Buscetta was the first former Sicilian Mafioso to comprehensively pierce the veil of secrecy shrouding the inner workings of Cosa Nostra.
Buscetta found himself on the losing side of the Second Mafia war and decided to turn state's evidence. When discussing his reasoning for flipping, he would speak of his disapproval of how the Sicilian Mafia had drifted from its traditional cultural and moral roots by making narcotics trafficking its central focus.
He began cooperating with Italian and American prosecutors in 1984 and was instrumental in helping convict Salvatore (Toto, aka The Beast) Riina, whose assassins had killed 11 of Buscetta's family members, including his sons, a brother, and two nephews. Buscetta was the first "pentito" to reveal the existence and functions of the Cupola, the Mafia Commission that governed the organization.
Buscetta had major prestige while a Mafioso and had close relationships with the highest ranking members, though he himself never actually rose above the rank of soldier owing to his legendary proclivity for beautiful women, which led to his three marriages and multiple affairs, which put him in violation of Cosa Nostra's strict codes about marriage long before he broke "omertà .”
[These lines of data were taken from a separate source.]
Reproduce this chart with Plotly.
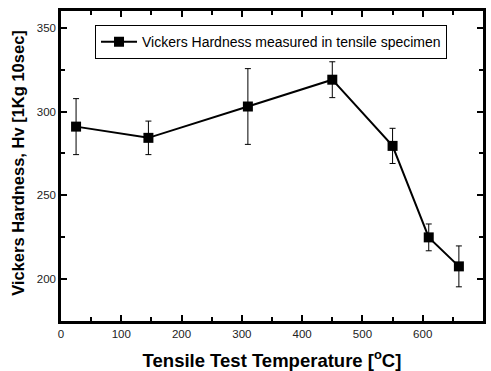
import plotly.graph_objects as go

temperature = [25, 145, 310, 450, 550, 610, 660]
hardness = [291, 284.3, 303, 319, 279.5, 224.9, 207.6]
hardness_err = [16.7, 10, 22.6, 10.7, 10.5, 8, 12.2]
x_ticks = [0, 100, 200, 300, 400, 500, 600, 700]
y_ticks = [200, 250, 300, 350]

FONT = "Arial, Liberation Sans, sans-serif"

fig = go.Figure()
fig.add_trace(go.Scatter(
    x=temperature, y=hardness,
    mode="lines+markers",
    name="Vickers Hardness measured in tensile specimen",
    line=dict(color="black", width=2),
    marker=dict(symbol="square", size=10, color="black"),
    error_y=dict(type="data", array=hardness_err, visible=True,
                 color="black", thickness=1, width=3),
))

axis_common = dict(
    showline=True, linecolor="black", linewidth=2.5, mirror="ticks",
    ticks="inside", ticklen=6, tickwidth=2, tickcolor="black",
    showgrid=False, zeroline=False, automargin=False,
    tickfont=dict(family=FONT, size=11.5, color="#222"),
)

fig.update_xaxes(
    range=[0, 700], tickvals=x_ticks,
    minor=dict(dtick=50, ticks="inside", ticklen=4, tickwidth=2, tickcolor="black"),
    title=dict(text="<b>Tensile Test Temperature [<sup>o</sup>C]</b>",
               font=dict(family=FONT, size=18.5, color="black"),
               standoff=17),
    **axis_common,
)
fig.update_yaxes(
    range=[175, 360], tickvals=y_ticks,
    minor=dict(dtick=25, ticks="inside", ticklen=4, tickwidth=2, tickcolor="black"),
    **axis_common,
)

fig.add_annotation(
    text="<b>Vickers Hardness, Hv [1Kg 10sec]</b>",
    xref="paper", yref="paper", x=-0.102, y=0.51,
    xanchor="center", yanchor="middle", textangle=-90, showarrow=False,
    font=dict(family=FONT, size=16.5, color="black"),
)

fig.update_layout(
    width=491, height=371,
    margin=dict(l=61, r=8, t=11, b=50, autoexpand=False),
    plot_bgcolor="white", paper_bgcolor="white",
    showlegend=True,
    legend=dict(x=0.0806, y=0.954, xanchor="left", yanchor="top",
                bordercolor="black", borderwidth=1, bgcolor="white",
                font=dict(family=FONT, size=14, color="black"),
                itemwidth=36, tracegroupgap=0),
    font=dict(family=FONT),
)

fig.write_html("out.html")
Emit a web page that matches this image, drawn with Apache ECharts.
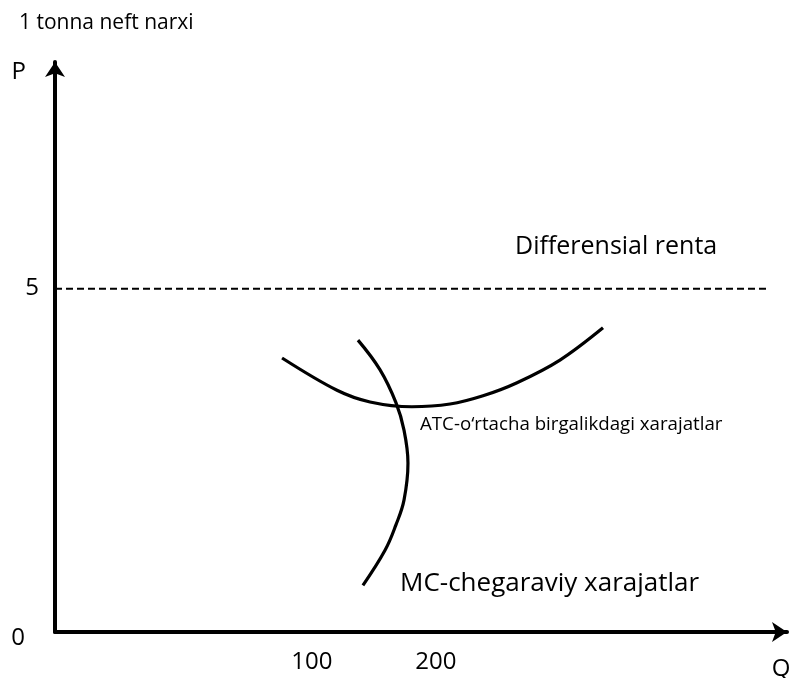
<!DOCTYPE html>
<html>
<head>
<meta charset="utf-8">
<script src="https://cdn.jsdelivr.net/npm/echarts@6/dist/echarts.min.js"></script>
<style>
  html, body { margin: 0; padding: 0; background: #fff; }
  #chart { width: 793px; height: 678px; }
</style>
</head>
<body>
<div id="chart"></div>
<script>
// Oil market: average total cost (ATC), marginal cost (MC) and the price level 5
const qRange = [-107, 483];          // Q axis extent
const pRange = [0, 8.3];             // P axis extent
const qTickValues = [100, 200];
const pTickValues = [0, 5];

const rentPrice = 5;                 // price line giving the differential rent
const rentSpan = [-107, 467];

const atcQ = [76, 120.3, 146.9, 180.7, 211.4, 238, 265.4, 300, 334.7];
const atcP = [3.99, 3.52, 3.35, 3.28, 3.32, 3.44, 3.63, 3.96, 4.43];

const mcQ = [137.2, 154.9, 167.8, 174.3, 177.5, 174.3, 167.8, 159, 141.2];
const mcP = [4.25, 3.82, 3.34, 2.94, 2.46, 1.92, 1.56, 1.19, 0.68];

const FONT = 'Open Sans';
const pairs = (xs, ys) => xs.map((x, i) => [x, ys[i]]);

const chart = echarts.init(document.getElementById('chart'), null, { renderer: 'canvas' });

const axisLine = {
  show: true,
  onZero: false,
  symbol: ['none', 'arrow'],
  symbolSize: [15, 15],
  lineStyle: { color: '#000', width: 4 }
};

chart.setOption({
  animation: false,
  backgroundColor: '#fff',
  title: {
    text: '1 tonna neft narxi',
    left: 14,
    top: 8,
    textStyle: { fontFamily: FONT, fontSize: 21, fontWeight: 'normal', color: '#000' }
  },
  grid: { left: 55, right: 6, top: 62, bottom: 46, outerBoundsMode: 'none', containLabel: false },
  xAxis: {
    type: 'value',
    min: qRange[0],
    max: qRange[1],
    name: 'Q',
    nameLocation: 'end',
    nameGap: -6,
    nameTextStyle: {
      fontFamily: FONT, fontSize: 24, color: '#000',
      align: 'center', verticalAlign: 'top', padding: [25, 0, 0, 0]
    },
    axisLine: axisLine,
    axisTick: { show: false },
    splitLine: { show: false },
    axisLabel: {
      customValues: qTickValues,
      margin: 18,
      fontFamily: FONT, fontSize: 24, color: '#000'
    }
  },
  yAxis: {
    type: 'value',
    min: pRange[0],
    max: pRange[1],
    name: 'P',
    nameLocation: 'end',
    nameGap: -10,
    nameTextStyle: {
      fontFamily: FONT, fontSize: 24, color: '#000',
      align: 'right', verticalAlign: 'middle', padding: [0, 29, 0, 0]
    },
    axisLine: axisLine,
    axisTick: { show: false },
    splitLine: { show: false },
    axisLabel: {
      customValues: pTickValues,
      margin: 16,
      fontFamily: FONT, fontSize: 24, color: '#000',
      formatter: v => (v === 0 ? '{o|0}' : String(v)),
      rich: {
        o: { fontFamily: FONT, fontSize: 24, color: '#000', padding: [13, 14, 0, 0] }
      }
    }
  },
  series: [
    {
      name: 'Differensial renta',
      type: 'line',
      data: rentSpan.map(q => [q, rentPrice]),
      showSymbol: false,
      lineStyle: { color: '#000', width: 2, type: [7, 4] },
      z: 1
    },
    {
      name: 'ATC',
      type: 'line',
      data: pairs(atcQ, atcP),
      smooth: 0.35,
      showSymbol: false,
      lineStyle: { color: '#000', width: 3.2 },
      z: 2
    },
    {
      name: 'MC',
      type: 'line',
      data: pairs(mcQ, mcP),
      smooth: 0.4,
      showSymbol: false,
      lineStyle: { color: '#000', width: 3.2 },
      z: 2
    }
  ],
  graphic: [
    {
      type: 'text', left: 515, top: 247 - 12.5,
      style: { text: 'Differensial renta', font: '25px "Open Sans"', fill: '#000' }
    },
    {
      type: 'text', left: 420, top: 425 - 9.5,
      style: { text: 'ATC-o\u2018rtacha birgalikdagi xarajatlar', font: '18.7px "Open Sans"', fill: '#000' }
    },
    {
      type: 'text', left: 400, top: 584 - 13,
      style: { text: 'MC-chegaraviy xarajatlar', font: '26px "Open Sans"', fill: '#000' }
    }
  ]
});
</script>
</body>
</html>
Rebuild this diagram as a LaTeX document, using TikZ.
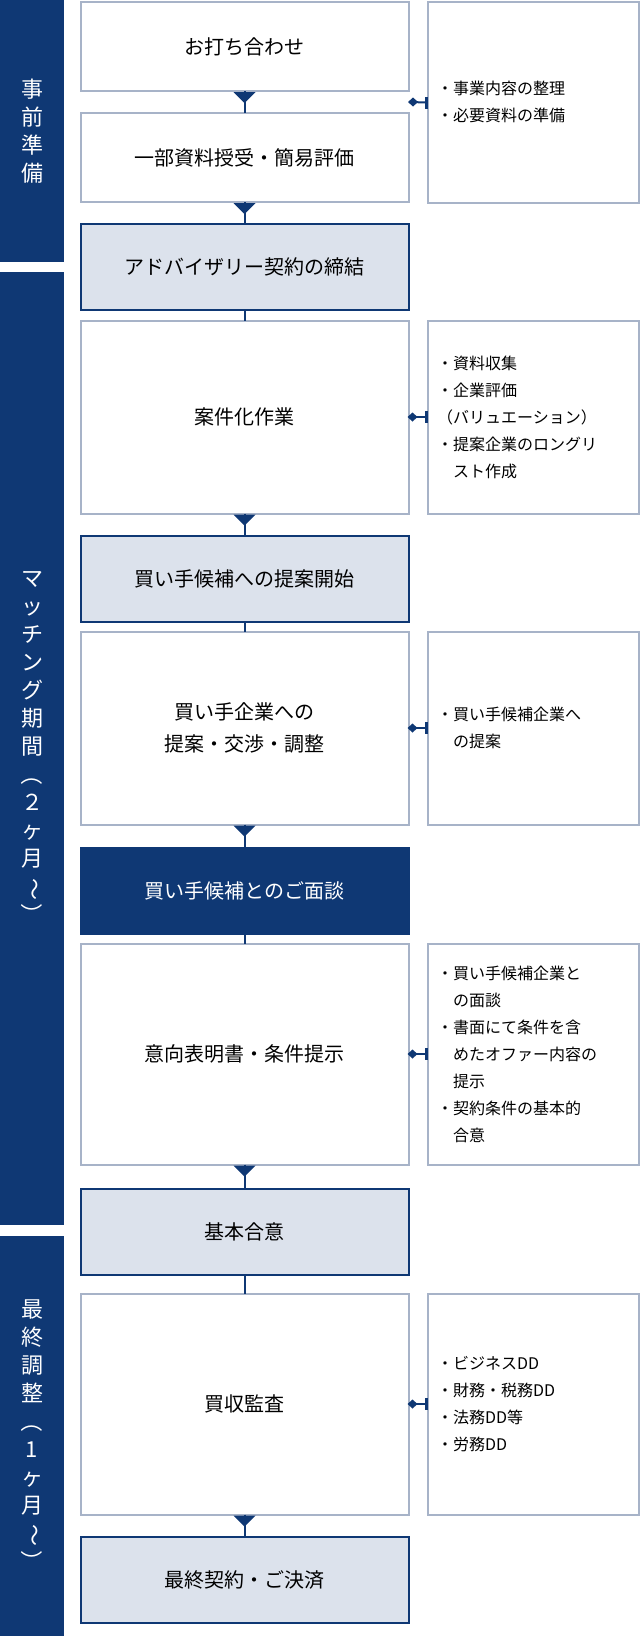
\documentclass[tikz,border=0pt]{standalone}
\usepackage{fontspec}
\setmainfont{Noto Sans CJK JP}
\newfontfamily\jp{Noto Sans CJK JP}
\definecolor{navy}{HTML}{0F3874}
\definecolor{pale}{HTML}{DCE2EC}
\definecolor{edge}{HTML}{A7B3C8}
\newcommand{\rp}[1]{\rotatebox[origin=c]{-90}{#1}}
\tikzset{
 whitebox/.style={draw=edge,line width=2pt,fill=white,minimum width=328pt,inner sep=0,outer sep=0,align=center,font=\fontsize{20}{32}\selectfont},
 palebox/.style={whitebox,draw=navy,fill=pale},
 darkbox/.style={whitebox,draw=navy,fill=navy,text=white},
 sidebox/.style={draw=edge,line width=2pt,fill=white,minimum width=211pt,inner sep=0,outer sep=0},
 sidetext/.style={anchor=west,align=left,inner sep=0,font=\fontsize{16}{27}\selectfont},
 bar/.style={fill=navy,draw=none,minimum width=64pt,inner sep=0,outer sep=0,text=white,align=center,font=\fontsize{22}{28}\selectfont},
 link/.style={draw=navy,line width=2pt},
}
\newcommand{\tri}[1]{\fill[navy] ([xshift=-11pt,yshift=-1pt]#1) -- ([xshift=11pt,yshift=-1pt]#1) -- ([yshift=-12pt]#1) -- cycle;}
\newcommand{\dia}[2]{\fill[navy] ([xshift=-1pt]#1) -- ([xshift=4pt,yshift=4.5pt]#1) -- ([xshift=9pt]#1) -- ([xshift=4pt,yshift=-4.5pt]#1) -- cycle;
 \draw[link] (#1) -- (#2);
 \fill[navy] ([xshift=-3pt,yshift=-6pt]#2) rectangle ([yshift=6pt]#2);}
\begin{document}
\begin{tikzpicture}[x=1pt,y=-1pt]
\useasboundingbox (0,0) rectangle (640,1636);
\fill[white] (0,0) rectangle (640,1636);
% bars
\node[bar,minimum height=262pt] (bar1) at (32,131) {事\\前\\準\\備};
\node[bar,minimum height=953pt] (bar2) at (32,748.5) {マ\\ッ\\チ\\ン\\グ\\期\\間\\\rp{（}\\２\\ヶ\\月\\\rp{〜}\\\rp{）}};
\node[bar,minimum height=400pt] (bar3) at (32,1436) {最\\終\\調\\整\\\rp{（}\\1\\ヶ\\月\\\rp{〜}\\\rp{）}};
% main boxes
\node[whitebox,minimum height=89pt] (b1) at (244.5,46.5) {お打ち合わせ};
\node[whitebox,minimum height=89pt] (b2) at (244.5,157.5) {一部資料授受・簡易評価};
\node[palebox,minimum height=86pt] (b3) at (244.5,267) {アドバイザリー契約の締結};
\node[whitebox,minimum height=193pt] (b4) at (244.5,417) {案件化作業};
\node[palebox,minimum height=86pt] (b5) at (244.5,578.5) {買い手候補への提案開始};
\node[whitebox,minimum height=193pt] (b6) at (244.5,728) {買い手企業への\\提案・交渉・調整};
\node[darkbox,minimum height=86pt] (b7) at (244.5,890.5) {買い手候補とのご面談};
\node[whitebox,minimum height=221pt] (b8) at (244.5,1054) {意向表明書・条件提示};
\node[palebox,minimum height=86pt] (b9) at (244.5,1231.5) {基本合意};
\node[whitebox,minimum height=221pt] (b10) at (244.5,1404) {買収監査};
\node[palebox,minimum height=86pt] (b11) at (244.5,1580) {最終契約・ご決済};
% side boxes
\node[sidebox,minimum height=201pt] (s1) at (533,102.5) {};
\node[sidebox,minimum height=193pt] (s4) at (533,417) {};
\node[sidebox,minimum height=193pt] (s6) at (533,728) {};
\node[sidebox,minimum height=221pt] (s8) at (533,1054) {};
\node[sidebox,minimum height=221pt] (s10) at (533,1404) {};
\node[sidetext] (t1) at (437,102) {\fontsize{16}{42}\selectfont ・事業内容の整理\\・必要資料の準備};
\node[sidetext] (t4) at (437,417) {・資料収集\\・企業評価\\（バリュエーション）\\・提案企業のロングリ\\\phantom{・}スト作成};
\node[sidetext] (t6) at (437,728) {・買い手候補企業へ\\\phantom{・}の提案};
\node[sidetext] (t8) at (437,1054) {・買い手候補企業と\\\phantom{・}の面談\\・書面にて条件を含\\\phantom{・}めたオファー内容の\\\phantom{・}提示\\・契約条件の基本的\\\phantom{・}合意};
\node[sidetext] (t10) at (437,1404) {\fontsize{16}{33}\selectfont ・ビジネスDD\\・財務・税務DD\\・法務DD等\\・労務DD};
% vertical connectors
\draw[link] (b1.south) -- (b2.north); \tri{b1.south}
\draw[link] (b2.south) -- (b3.north); \tri{b2.south}
\draw[link] (b3.south) -- (b4.north);
\draw[link] (b4.south) -- (b5.north); \tri{b4.south}
\draw[link] (b5.south) -- (b6.north);
\draw[link] (b6.south) -- (b7.north); \tri{b6.south}
\draw[link] (b7.south) -- (b8.north);
\draw[link] (b8.south) -- (b9.north); \tri{b8.south}
\draw[link] (b9.south) -- (b10.north);
\draw[link] (b10.south) -- (b11.north); \tri{b10.south}
% side connectors
\coordinate (c1) at (409,102);
\dia{c1}{s1.west}
\dia{b4.east}{s4.west}
\dia{b6.east}{s6.west}
\dia{b8.east}{s8.west}
\dia{b10.east}{s10.west}
\end{tikzpicture}
\end{document}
He never formally rose through the Mafia hierarchy, he was never a boss, though he was a kind of informal advisor to the families pitted against the rising Corleonesi ... Buscetta spoke for the bosses slain by the Corleonesi...
The testimony of Buscetta, who also spoke extensively with judge Giovanni Falcone and others in law enforcement in Italy and America, paved the way for the trial of more than 300 Mafiosi in Palermo. Buscetta said that prior to the 1960s, the American and Sicilian Mafias had allowed members to intertwine: a made Sicilian mobster could join one of the Five Families, and vice versa. But that ended in the 1960s, Buscetta said.
"It is absolutely out of the question that a Sicilian man of honor could become a made member of the American Cosa Nostra at this time," Buscetta said. "By now the cultural differences between the two organizations are too great for there to be any organic ties between them."